With respect to the sentence imposed, the record reveals that the circuit court’s sentencing decision had a “rational and explainable basis.”[2]  State v. Gallion, 2004 WI 42, ¶76, 270 Wis. 2d 535, 678 N.W.2d 197 (citation omitted).  In imposing a sentence of ten years of initial confinement and five years of extended supervision, the court considered the seriousness of the offense, Ebert’s character, and the need to protect the public.  State v. Ziegler, 2006 WI App 49, ¶23, 289 Wis. 2d 594, 712 N.W.2d 76.  Under the circumstances of the case, which were aggravated by Ebert’s prior sexual assault conviction, the court’s decision does not “shock public sentiment and violate the judgment of reasonable people concerning what is right and proper.”  Ocanas v. State, 70 Wis. 2d 179, 185, 233 N.W.2d 457 (1975).  Accordingly, we agree with counsel that a challenge to the circuit court’s decision at sentencing would lack arguable merit.
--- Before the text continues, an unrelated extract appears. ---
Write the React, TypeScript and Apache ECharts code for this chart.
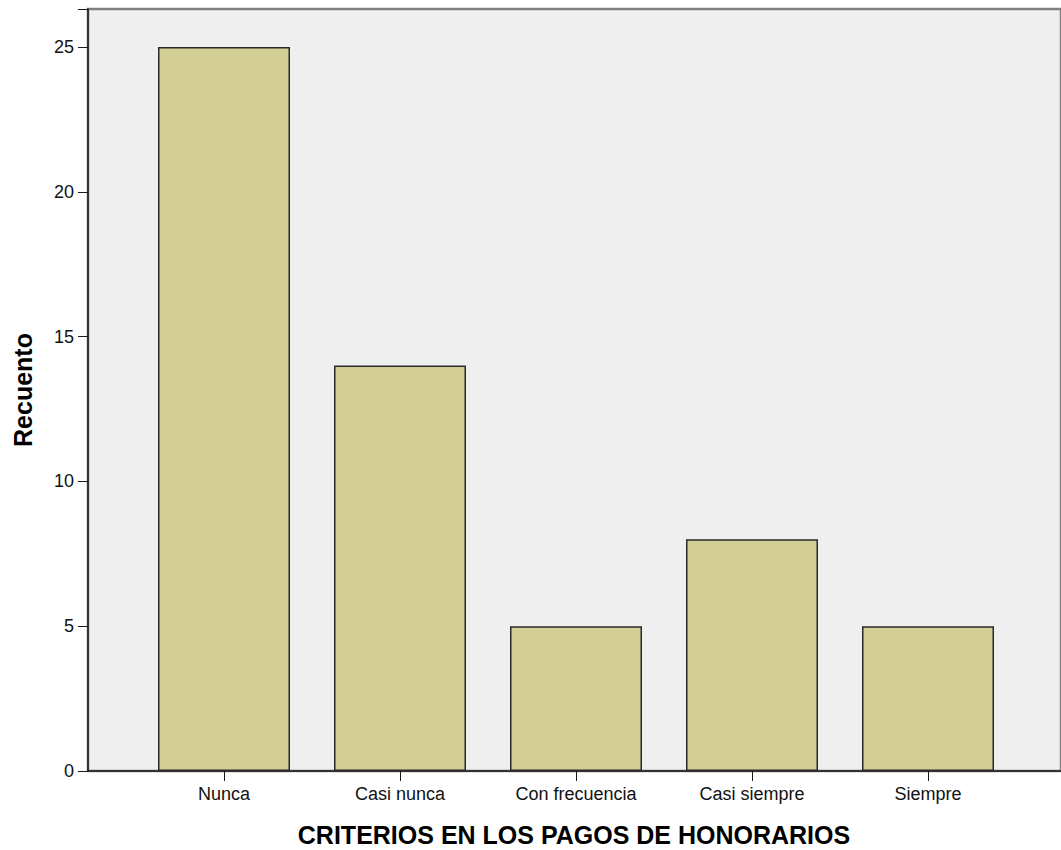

Finally, with respect to Ebert’s motion to suppress, the record demonstrates that the circuit court properly denied it.  Ebert had filed a motion challenging the admissibility of his inculpatory statements to police on grounds that they were custodial, involuntary, and without required Miranda[3] warnings.  Following a hearing on the matter, the circuit court denied Ebert’s motion.  We are satisfied that the no-merit report properly analyzes this issue as without merit, and we will not discuss it further.

As noted, Ebert filed a response to counsel’s no-merit report.  In it, he complains about issues we have already addressed (i.e., the circuit court’s decision at sentencing and his inculpatory statements to police).  He also complains that his attorney led him to believe that the circuit court would follow the prosecutor’s recommendation of five years of initial confinement.  The problem with this argument is that it is directly contradicted by the record.  During the plea colloquy, the circuit court warned Ebert that it did not have to follow anyone’s recommendation and could impose the maximum sentence, which included twenty-five years of initial confinement.  When asked whether he understood that, Ebert replied, “Yes, Your Honor.”  In light of the foregoing, we are satisfied that Ebert’s response does not present an issue of arguable merit.

Our independent review of the record does not disclose any potentially meritorious issue for appeal.  Because we conclude that there would be no arguable merit to any issue that could be raised on appeal, we accept the no-merit report and relieve Attorney Leonard Kachinsky of further representation in this matter.

Upon the foregoing reasons,

IT IS ORDERED that the judgment of the circuit court is summarily affirmed pursuant to Wis. Stat. Rule 809.21.

IT IS FURTHER ORDERED that Attorney Leonard Kachinsky is relieved of further representation of Ebert in this matter.


 

Diane M. Fremgen

Clerk of Court of Appeals



[1]  All references to the Wisconsin Statutes are to the 2011-12 version.

[2]  Indeed, after pronouncing its sentence, the circuit court asked Ebert whether he understood why he received the sentence that he did.  Ebert answered in the affirmative.

[3]  See Miranda v. Arizona, 384 U.S. 436 (1966).